Renewables take starring roles in all scenarios, with solar at centre stage. Solar PV is now consistently cheaper than new coal- or gas-fired power plants in most countries, and solar projects now offer some of the lowest-cost electricity ever seen. In the Stated Policies Scenario, renewables meet 80 per cent of global electricity demand growth over the next decade. Hydropower remains the largest renewable source, but solar is the main source of growth, followed by onshore and offshore wind.

Fatih Birol, the IEA Executive Director, said: “I see solar becoming the new king of the world’s electricity markets. Based on today’s policy settings, it is on track to set new records for deployment every year after 2022.

If governments and investors step up their clean energy efforts in line with our Sustainable Development Scenario, the growth of both solar and wind would be even more spectacular – and hugely encouraging for overcoming the world’s climate challenge”.

The Outlook showed that strong growth of renewables needs to be paired with robust investment in electricity grids which, if not invested in, could be a weak link in the transformation of the power sector.

Fossil fuels face varying challenges. Coal demand does not return to pre-crisis levels in the Stated Policies Scenario, with its share in the 2040 energy mix falling below 20 per cent for the first time since the Industrial Revolution.

But demand for natural gas grows significantly, mainly in Asia, while oil remains vulnerable to the major economic uncertainties resulting from the pandemic.

The era of global oil demand growth will come to an end in the next decade”, Birol said. “But without a large shift in government policies, there is no sign of a rapid decline. Based on today’s policy settings, a global economic rebound would soon push oil demand back to pre-crisis levels”.

Global emissions are set to bounce back more slowly than after the financial crisis of 2008-2009, but the world is still a long way from a sustainable recovery. A step-change in clean energy investment offers a way to boost economic growth, create jobs and reduce emissions.

This approach has not yet featured prominently in plans proposed to date, except in the European Union, the United Kingdom, Canada, Korea, New Zealand, and a handful of other countries.

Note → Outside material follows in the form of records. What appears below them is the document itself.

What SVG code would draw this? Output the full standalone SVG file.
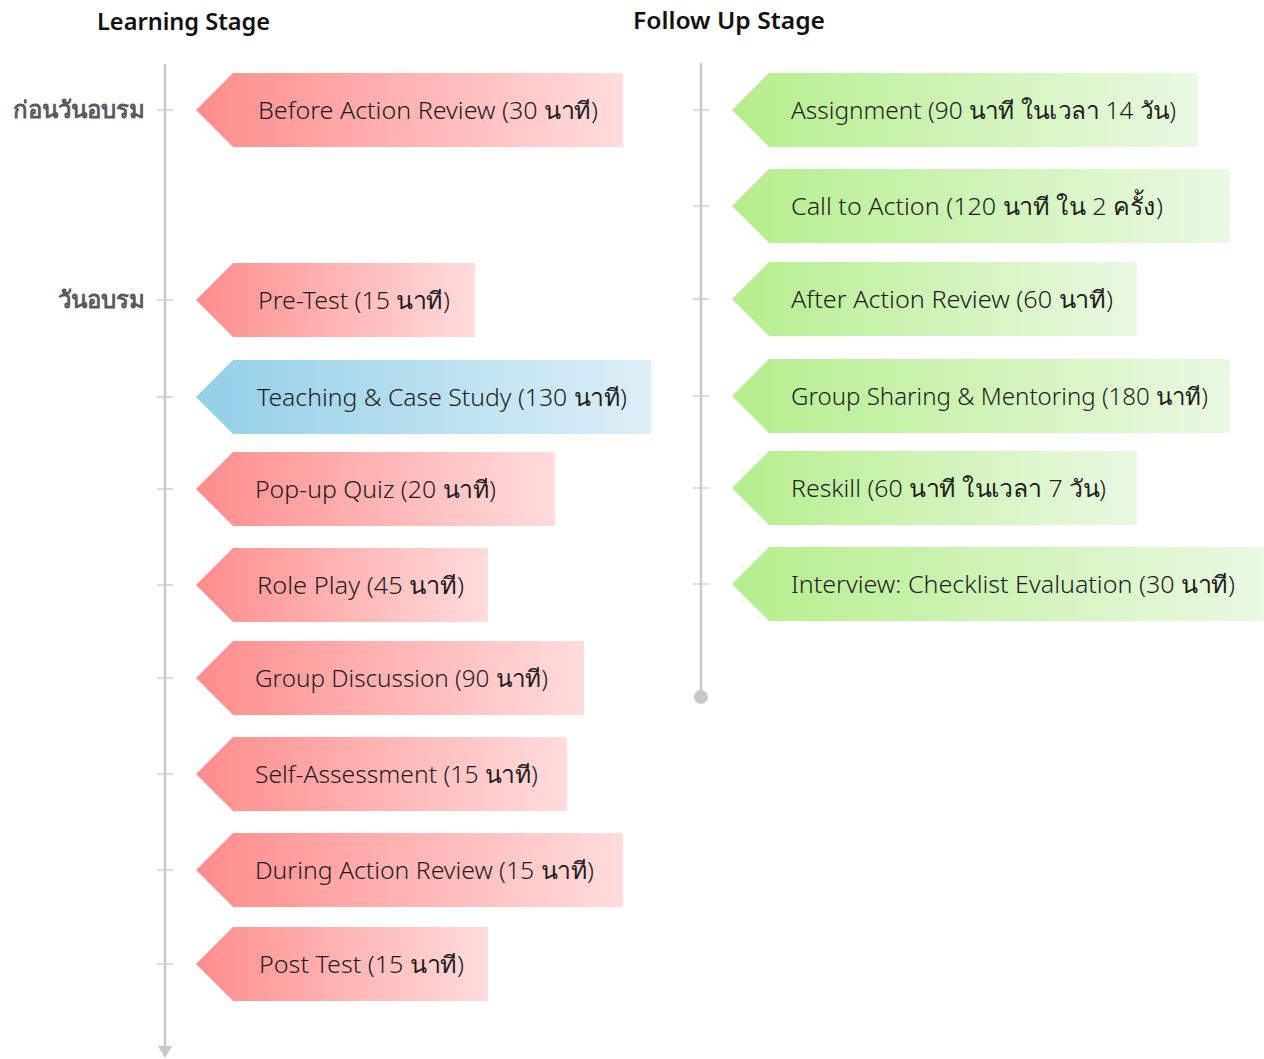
<svg xmlns="http://www.w3.org/2000/svg" width="1264" height="1059" viewBox="0 0 1264 1059">
<style>
.t{font-family:"Noto Sans","DejaVu Sans",sans-serif;font-size:24px;font-weight:300;fill:#1e1e1e}
.t tspan{font-weight:400}
.h{font-family:"Noto Sans","DejaVu Sans",sans-serif;font-size:23px;font-weight:600;fill:#111}
.s{font-family:"Noto Sans","DejaVu Sans",sans-serif;font-size:24px;font-weight:600;fill:#5a5a5a;text-anchor:end}
.ax{stroke:#c8c8c8;stroke-width:2.5;fill:none}
.tk{stroke:#d0d0d0;stroke-width:1.5}
</style>
<defs>
<linearGradient id="gr" x1="0" y1="0" x2="1" y2="0"><stop offset="0" stop-color="#ff8c8c"/><stop offset="1" stop-color="#ffdcdc"/></linearGradient>
<linearGradient id="gb" x1="0" y1="0" x2="1" y2="0"><stop offset="0" stop-color="#92cfe8"/><stop offset="1" stop-color="#ddeff7"/></linearGradient>
<linearGradient id="gg" x1="0" y1="0" x2="1" y2="0"><stop offset="0" stop-color="#b5ee8c"/><stop offset="1" stop-color="#eaf9e2"/></linearGradient>
</defs>
<text class="h" x="97" y="30" textLength="173" lengthAdjust="spacingAndGlyphs">Learning Stage</text>
<text class="h" x="633" y="29" textLength="192" lengthAdjust="spacingAndGlyphs">Follow Up Stage</text>
<text class="s" x="145" y="118">ก่อนวันอบรม</text>
<text class="s" x="145" y="308">วันอบรม</text>
<g id="connectors">
<line class="ax" x1="165" y1="64" x2="165" y2="1046"/>
<polygon points="158,1046 172,1046 165,1058" fill="#c8c8c8"/>
<line class="ax" x1="701" y1="63" x2="701" y2="697"/>
<circle cx="701" cy="697" r="7" fill="#c8c8c8"/>
<g class="tk">
<line x1="157" y1="110" x2="173" y2="110"/><line x1="157" y1="300" x2="173" y2="300"/><line x1="157" y1="397" x2="173" y2="397"/><line x1="157" y1="489" x2="173" y2="489"/><line x1="157" y1="585" x2="173" y2="585"/><line x1="157" y1="678" x2="173" y2="678"/><line x1="157" y1="774" x2="173" y2="774"/><line x1="157" y1="870" x2="173" y2="870"/><line x1="157" y1="964" x2="173" y2="964"/>
<line x1="693" y1="110" x2="709" y2="110"/><line x1="693" y1="206" x2="709" y2="206"/><line x1="693" y1="299" x2="709" y2="299"/><line x1="693" y1="396" x2="709" y2="396"/><line x1="693" y1="488" x2="709" y2="488"/><line x1="693" y1="584" x2="709" y2="584"/>
</g>
</g>
<g id="n1"><polygon points="196,110 233,73 623,73 623,147 233,147" fill="url(#gr)"/><text class="t" x="258" y="119" textLength="340" lengthAdjust="spacingAndGlyphs">Before Action Review (30 <tspan>นาที</tspan>)</text></g>
<g id="n2"><polygon points="196,300 233,263 475,263 475,337 233,337" fill="url(#gr)"/><text class="t" x="258" y="309" textLength="192" lengthAdjust="spacingAndGlyphs">Pre-Test (15 <tspan>นาที</tspan>)</text></g>
<g id="n3"><polygon points="196,397 233,360 651,360 651,434 233,434" fill="url(#gb)"/><text class="t" x="257" y="406" textLength="370" lengthAdjust="spacingAndGlyphs">Teaching &amp; Case Study (130 <tspan>นาที</tspan>)</text></g>
<g id="n4"><polygon points="196,489 233,452 555,452 555,526 233,526" fill="url(#gr)"/><text class="t" x="255" y="498" textLength="241" lengthAdjust="spacingAndGlyphs">Pop-up Quiz (20 <tspan>นาที</tspan>)</text></g>
<g id="n5"><polygon points="196,585 233,548 488,548 488,622 233,622" fill="url(#gr)"/><text class="t" x="257" y="594" textLength="207" lengthAdjust="spacingAndGlyphs">Role Play (45 <tspan>นาที</tspan>)</text></g>
<g id="n6"><polygon points="196,678 233,641 584,641 584,715 233,715" fill="url(#gr)"/><text class="t" x="255" y="687" textLength="293" lengthAdjust="spacingAndGlyphs">Group Discussion (90 <tspan>นาที</tspan>)</text></g>
<g id="n7"><polygon points="196,774 233,737 567,737 567,811 233,811" fill="url(#gr)"/><text class="t" x="255" y="783" textLength="283" lengthAdjust="spacingAndGlyphs">Self-Assessment (15 <tspan>นาที</tspan>)</text></g>
<g id="n8"><polygon points="196,870 233,833 623,833 623,907 233,907" fill="url(#gr)"/><text class="t" x="255" y="879" textLength="339" lengthAdjust="spacingAndGlyphs">During Action Review (15 <tspan>นาที</tspan>)</text></g>
<g id="n9"><polygon points="196,964 233,927 488,927 488,1001 233,1001" fill="url(#gr)"/><text class="t" x="259" y="973" textLength="205" lengthAdjust="spacingAndGlyphs">Post Test (15 <tspan>นาที</tspan>)</text></g>
<g id="m1"><polygon points="732,110 769,73 1198,73 1198,147 769,147" fill="url(#gg)"/><text class="t" x="791" y="119" textLength="385" lengthAdjust="spacingAndGlyphs">Assignment (90 <tspan>นาที ในเวลา</tspan> 14 <tspan>วัน</tspan>)</text></g>
<g id="m2"><polygon points="732,206 769,169 1230,169 1230,243 769,243" fill="url(#gg)"/><text class="t" x="791" y="215" textLength="372" lengthAdjust="spacingAndGlyphs">Call to Action (120 <tspan>นาที ใน</tspan> 2 <tspan>ครั้ง</tspan>)</text></g>
<g id="m3"><polygon points="732,299 769,262 1137,262 1137,336 769,336" fill="url(#gg)"/><text class="t" x="791" y="308" textLength="322" lengthAdjust="spacingAndGlyphs">After Action Review (60 <tspan>นาที</tspan>)</text></g>
<g id="m4"><polygon points="732,396 769,359 1230,359 1230,433 769,433" fill="url(#gg)"/><text class="t" x="791" y="405" textLength="417" lengthAdjust="spacingAndGlyphs">Group Sharing &amp; Mentoring (180 <tspan>นาที</tspan>)</text></g>
<g id="m5"><polygon points="732,488 769,451 1137,451 1137,525 769,525" fill="url(#gg)"/><text class="t" x="791" y="497" textLength="315" lengthAdjust="spacingAndGlyphs">Reskill (60 <tspan>นาที ในเวลา</tspan> 7 <tspan>วัน</tspan>)</text></g>
<g id="m6"><polygon points="732,584 769,547 1264,547 1264,621 769,621" fill="url(#gg)"/><text class="t" x="791" y="593" textLength="444" lengthAdjust="spacingAndGlyphs">Interview: Checklist Evaluation (30 <tspan>นาที</tspan>)</text></g>
</svg>
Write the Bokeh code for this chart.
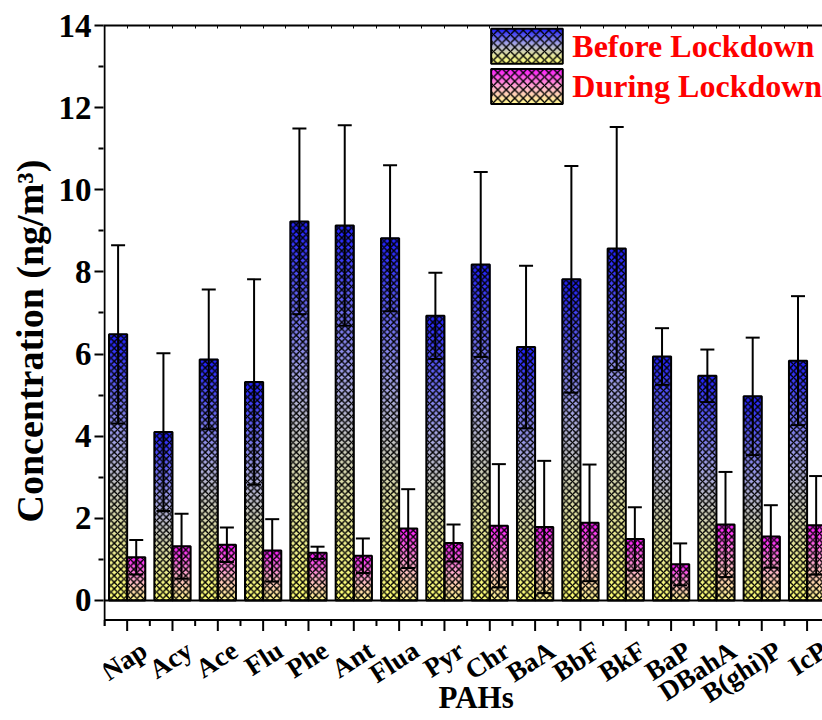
import math
from bokeh.plotting import figure
from bokeh.models import (Range1d, FixedTicker, LinearAxis, ColumnDataSource,
                          Label, Whisker, TeeHead, Span, Title)
from bokeh.core.properties import value
from bokeh.embed import file_html
from bokeh.resources import INLINE

# ---------------- data ----------------
categories = ["Nap", "Acy", "Ace", "Flu", "Phe", "Ant", "Flua", "Pyr", "Chr",
              "BaA", "BbF", "BkF", "BaP", "DBahA", "B(ghi)P", "IcP"]
before = [6.48, 4.10, 5.87, 5.32, 9.23, 9.13, 8.82, 6.93, 8.18, 6.17, 7.82,
          8.57, 5.94, 5.47, 4.97, 5.84]
before_err = [2.17, 1.92, 1.70, 2.50, 2.26, 2.44, 1.78, 1.05, 2.25, 1.98, 2.76,
              2.96, 0.69, 0.64, 1.43, 1.57]
during = [1.05, 1.32, 1.36, 1.22, 1.16, 1.09, 1.75, 1.40, 1.82, 1.79, 1.89,
          1.50, 0.88, 1.85, 1.56, 1.83]
during_err = [0.42, 0.79, 0.42, 0.76, 0.15, 0.42, 0.96, 0.45, 1.50, 1.61, 1.42,
              0.77, 0.51, 1.28, 0.76, 1.20]
y_ticks = [0, 2, 4, 6, 8, 10, 12, 14]
y_minor = [1, 3, 5, 7, 9, 11, 13]
series_names = ["Before Lockdown", "During Lockdown"]
x_title = "PAHs"
y_title = "Concentration (ng/m\u00b3)"

# ---------------- style ----------------
FONT = "Liberation Serif"
BAR_W = 0.4
N_SLICES = 40
PX_PER_Y = 41.07     # pixels per y unit (for pixel-sized tick decorations)
X_AXIS_Y = -0.475    # where the bottom axis line sits
before_stops = [(0.0, (255, 255, 115)), (0.3, (222, 222, 165)),
                (0.6, (160, 160, 228)), (1.0, (32, 32, 250))]
during_stops = [(0.0, (255, 250, 140)), (0.45, (255, 185, 200)),
                (1.0, (250, 25, 250))]


def color_at(stops, f):
    for (f0, c0), (f1, c1) in zip(stops[:-1], stops[1:]):
        if f <= f1:
            t = (f - f0) / (f1 - f0)
            c = tuple(int(round(a + (b - a) * t)) for a, b in zip(c0, c1))
            return "#%02x%02x%02x" % c
    return "#%02x%02x%02x" % stops[-1][1]


p = figure(width=822, height=720, output_backend="svg", toolbar_location=None,
           x_range=Range1d(-0.522, 15.34), y_range=Range1d(-2.922, 14),
           x_axis_location=None,
           min_border_left=103, min_border_right=0, min_border_top=25,
           min_border_bottom=0)
p.xgrid.visible = False
p.ygrid.visible = False
p.outline_line_color = None


def gradient_bars(lefts, widths, bottoms, tops, stops):
    L, R, B, T, C = [], [], [], [], []
    for xl, wd, b0, t0 in zip(lefts, widths, bottoms, tops):
        h = t0 - b0
        for k in range(N_SLICES):
            L.append(xl)
            R.append(xl + wd)
            B.append(b0 + h * k / N_SLICES)
            T.append(b0 + h * (k + 1) / N_SLICES)
            C.append(color_at(stops, (k + 0.5) / N_SLICES))
    p.quad(left=L, right=R, bottom=B, top=T, fill_color=C, line_color=C,
           line_width=1)


idx = list(range(len(categories)))
left_b = [i - BAR_W for i in idx]
left_d = [i for i in idx]

gradient_bars(left_b, [BAR_W] * len(idx), [0] * len(idx), before, before_stops)
gradient_bars(left_d, [BAR_W] * len(idx), [0] * len(idx), during, during_stops)

for lefts, vals in ((left_b, before), (left_d, during)):
    p.quad(left=lefts, right=[l + BAR_W for l in lefts], bottom=0, top=vals,
           fill_color=None, hatch_pattern="diagonal_cross", hatch_color="black",
           hatch_scale=6.5, hatch_weight=1.4, hatch_alpha=1.0,
           line_color="black", line_width=2)

# baseline at zero
p.add_layout(Span(location=0, dimension="width", line_color="black",
                  line_width=2))

# error bars
for lefts, vals, errs in ((left_b, before, before_err),
                          (left_d, during, during_err)):
    src = ColumnDataSource(dict(
        x=[l + BAR_W / 2 for l in lefts],
        lower=[v - e for v, e in zip(vals, errs)],
        upper=[v + e for v, e in zip(vals, errs)]))
    w = Whisker(source=src, base="x", lower="lower", upper="upper",
                dimension="height", line_color="black", line_width=2,
                upper_head=TeeHead(size=14, line_width=2, line_color="black"),
                lower_head=TeeHead(size=14, line_width=2, line_color="black"),
                level="overlay")
    p.add_layout(w)

# legend (drawn by hand to keep gradient + hatch)
LEG_X0, LEG_W = 8.03, 1.58
LEG_ROWS = [(13.07, 13.92), (12.09, 12.94)]
for (yb, yt), stops, name in zip(LEG_ROWS, (before_stops, during_stops),
                                 series_names):
    gradient_bars([LEG_X0], [LEG_W], [yb], [yt], stops)
    p.quad(left=[LEG_X0], right=[LEG_X0 + LEG_W], bottom=[yb],
           top=[yt], fill_color=None, hatch_pattern="diagonal_cross",
           hatch_color="black", hatch_scale=8.5, hatch_weight=1.4,
           line_color="black", line_width=2)
    p.add_layout(Label(x=9.82, y=(yb + yt) / 2, text=name, text_font=FONT,
                       text_font_style="bold", text_font_size="32px",
                       text_color="#ff0000", text_baseline="middle",
                       text_align="left"))

# ---------------- bottom axis drawn inside the (extended) frame -------------
x_lo, x_hi = -0.5, p.x_range.end
p.segment(x0=[x_lo], y0=[X_AXIS_Y], x1=[x_hi], y1=[X_AXIS_Y],
          line_color="black", line_width=2)
maj_len = 11 / PX_PER_Y
min_len = 6 / PX_PER_Y
p.segment(x0=idx, y0=[X_AXIS_Y] * len(idx), x1=idx,
          y1=[X_AXIS_Y - maj_len] * len(idx), line_color="black", line_width=2)
minor_x = [i - 0.5 for i in idx] + [idx[-1] + 0.5]
p.segment(x0=minor_x, y0=[X_AXIS_Y] * len(minor_x), x1=minor_x,
          y1=[X_AXIS_Y - min_len] * len(minor_x), line_color="black",
          line_width=2)
# left axis line (stops at the bottom axis like the original)
p.segment(x0=[x_lo], y0=[X_AXIS_Y - min_len], x1=[x_lo], y1=[14],
          line_color="black", line_width=2)

# category labels
lab_src = ColumnDataSource(dict(x=idx, label=categories))
p.text(x="x", y=-1.15, text="label", source=lab_src,
       text_font=value(FONT), text_font_style="bold",
       text_font_size="27px", text_color="black",
       text_align="right", text_baseline="middle",
       angle=math.radians(33), x_offset=17)
p.text(x=[7.70], y=[-2.37], text=[x_title], text_font=value(FONT),
       text_font_style="bold", text_font_size="31px", text_color="black",
       text_align="center", text_baseline="middle")

# ---------------- axes ----------------
ya = p.yaxis[0]
ya.ticker = FixedTicker(ticks=y_ticks, minor_ticks=y_minor)
ya.axis_line_color = None
ya.major_tick_line_width = 2
ya.minor_tick_line_width = 2
ya.major_tick_out = 9
ya.major_tick_in = 0
ya.minor_tick_out = 5
ya.minor_tick_in = 0
ya.major_label_text_font = FONT
ya.major_label_text_font_style = "bold"
ya.major_label_text_font_size = "33px"
ya.major_label_text_color = "black"
ya.major_label_standoff = 3

top_axis = LinearAxis(ticker=FixedTicker(ticks=idx, minor_ticks=[i - 0.5 for i in idx]),
                      major_label_overrides={i: "" for i in idx},
                      major_label_text_font_size="1px",
                      axis_line_width=2, major_tick_in=3, major_tick_out=0,
                      minor_tick_in=3, minor_tick_out=0,
                      major_tick_line_width=1, minor_tick_line_width=1)
p.add_layout(top_axis, "above")

p.add_layout(Title(text=y_title, align="left", offset=198, standoff=9,
                   text_font=FONT, text_font_style="bold",
                   text_font_size="38px", text_color="black"), "left")

open("out.html", "w").write(file_html(p, INLINE))
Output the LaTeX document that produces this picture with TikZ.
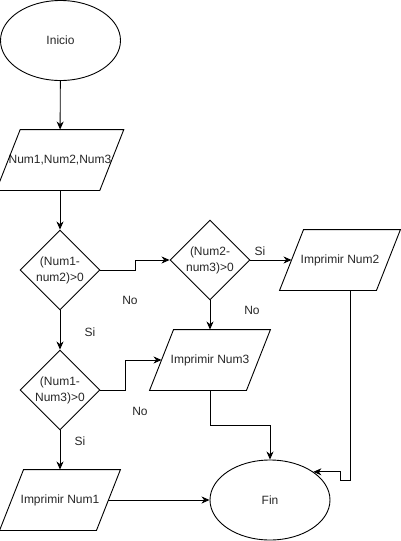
\documentclass[tikz,border=0pt]{standalone}
\usepackage{fontspec}
\setmainfont{Liberation Sans}
\usetikzlibrary{shapes.geometric,arrows.meta}
\definecolor{txtgray}{HTML}{262626}
\begin{document}
\begin{tikzpicture}[x=1pt, y=-1pt,
	every node/.style={text=txtgray, font=\fontsize{12}{16}\selectfont, align=center, inner sep=0pt},
	every path/.style={line width=0.9pt},
	terminal/.style={ellipse, draw, minimum width=120, minimum height=80},
	io/.style={rectangle, minimum width=96, minimum height=60},
	decision/.style={diamond, draw, aspect=1, minimum width=80, minimum height=80},
	arrow/.style={-{Stealth[length=8pt, width=7pt, inset=2.5pt]}}]
		\useasboundingbox (0,0) rectangle (401,541);
		\node[terminal] (n1) at (60.5, 40.5) {Inicio};
		\node[io] (n2) at (60, 160) {Num1,Num2,Num3};
		\node[decision] (n3) at (60, 270) {(Num1-\\num2)>0};
		\node[decision] (n4) at (210, 260) {(Num2-\\num3)>0};
		\node[io] (n5) at (340, 260) {Imprimir Num2};
		\node[io] (n6) at (210, 360) {Imprimir Num3};
		\node[decision] (n7) at (60, 390) {(Num1-\\Num3)>0};
		\node[io] (n8) at (60, 500) {Imprimir Num1};
		\node[terminal] (n9) at (270, 500) {Fin};
		\node (l1) at (130, 300) {No};
		\node (l2) at (90, 332) {Si};
		\node (l3) at (260, 251) {Si};
		\node (l4) at (252, 310) {No};
		\node (l5) at (140, 411) {No};
		\node (l6) at (80, 441) {Si};
		% parallelogram outlines
		\foreach \p in {n2,n5,n6,n8}
			\draw ([xshift=12pt]\p.north west) -- ([xshift=12pt]\p.north east)
				-- ([xshift=-12pt]\p.south east) -- ([xshift=-12pt]\p.south west) -- cycle;
		\path[arrow] (n1) edge (n2);
		\path[arrow] (n2) edge (n3);
		\path[arrow] (n3) edge (n7);
		\path[arrow] (n4) edge (n5);
		\path[arrow] (n4) edge (n6);
		\path[arrow] (n7) edge (n8);
		\path[arrow] (n8) edge (n9);
		\draw[arrow] (n3.east) -- ++(35,0) |- (n4.west);
		\draw[arrow] (n7.east) -- ++(25,0) |- (n6);
		\draw[arrow] (n6.south) -- ++(0,35) -| (n9.north);
		\draw[arrow] ([xshift=10pt]n5.south) -- ++(0,190) -- ++(-10,0) |- (n9.33);
	\end{tikzpicture}
\end{document}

In the Sustainable Development Scenario, the next 10 years would see a major scaling up of hydrogen and carbon capture, utilisation and storage, and new momentum behind nuclear power.

Despite a record drop in global emissions this year, the world is far from doing enough to put them into decisive decline. The economic downturn has temporarily suppressed emissions, but low economic growth is not a low-emissions strategy – it is a strategy that would only serve to further impoverish the world’s most vulnerable populations”, Birol added.

Only faster structural changes to the way we produce and consume energy can break the emissions trend for good. Governments have the capacity and the responsibility to take decisive actions to accelerate clean energy transitions and put the world on a path to reaching our climate goals, including net-zero emissions.”

A significant part of those efforts would have to focus on reducing emissions from existing energy infrastructure – such as coal plants, steel mills, and cement factories. Otherwise, international climate goals will be pushed out of reach, regardless of actions in other areas. If today’s energy infrastructure continues to operate in the same way as it has done so far, it would already lock in a temperature rise of 1.65 °C.

World to hit net-zero by 2070

Despite such major challenges, the vision of a net-zero emissions world is increasingly coming into focus. The ambitious pathway mapped out in the Sustainable Development Scenario relies on countries and companies hitting their announced net-zero emissions targets on time and in full, bringing the entire world to net-zero by 2070.

Reaching that point two decades earlier, as in the new Net Zero Emissions by 2050 case, would demand a set of dramatic additional actions over the next 10 years.

Bringing about a 40 per cent reduction in emissions by 2030 requires, for example, that low-emissions sources provide nearly 75 per cent of global electricity generation in 2030, up from less than 40 per cent in 2019 – and that more than 50 per cent of passenger cars sold worldwide in 2030 are electric, up from 2.5 per cent in 2019.